While we are bemoaning the removal of the Ten Commandments from the public square, Christians in Azerbaijan have a different problem, the removal of Christian names from the public square.
Apparently some predominately Muslim localities are denying birth certificates to families who want to give Christian names to their children. Luke and Moses have recently been found quite problematic.
"Luka is not an Azerbaijani name," Mehman Soltanov of the Justice Ministry's civil registration department told Forum 18 from Baku on 1 December. "Why did they choose a religious name?" Soltanov, who wrote to tell Luka's father Novruz Eyvazov on 5 April that he had issued "appropriate instructions" to Kalashova's office, speculated to Forum 18 that it was not the parents who had chosen this name but "some religious sect".

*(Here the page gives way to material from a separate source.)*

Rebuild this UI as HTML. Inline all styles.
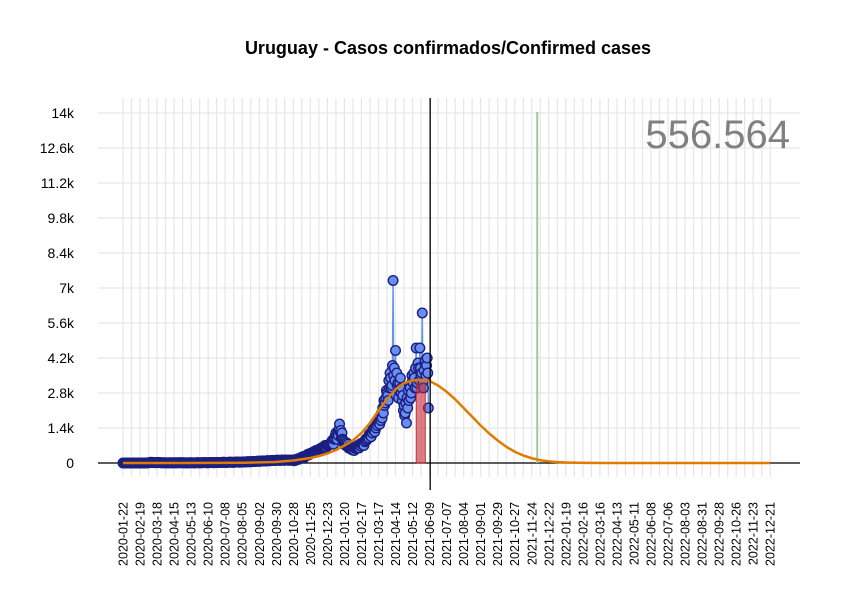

Indeed, in her 1 May response to Novruz Eyvazov, which Forum 18 has seen, Kalashova complained that "during the chaos and anarchy in the country in 1989-90, foreign missionaries came to the village of Aliabad and tried to conduct subversive activity, spreading the Christian faith of the Baptist sect among the population, and tried to change surnames and first names, changing them into Georgian and Christian names, strengthening separatist sentiment and setting friend against friend". She claimed local villagers had protested against such activity. She asked Eyvazov to "respect and honour the desire and wish of the inhabitants of Aliabad".
The U.S. is another story. Christians have a stranglehold on boys' names according to the social security administration, claiming 90% of the top ten with Jacob toping the popularity list in 2003, but girls names are another story, with Emily, Emma, and Madison at the top. Christians can only lay claim to Hannah and Elizabeth at #4 and #9 respectively. Mary doesn't even make the top ten.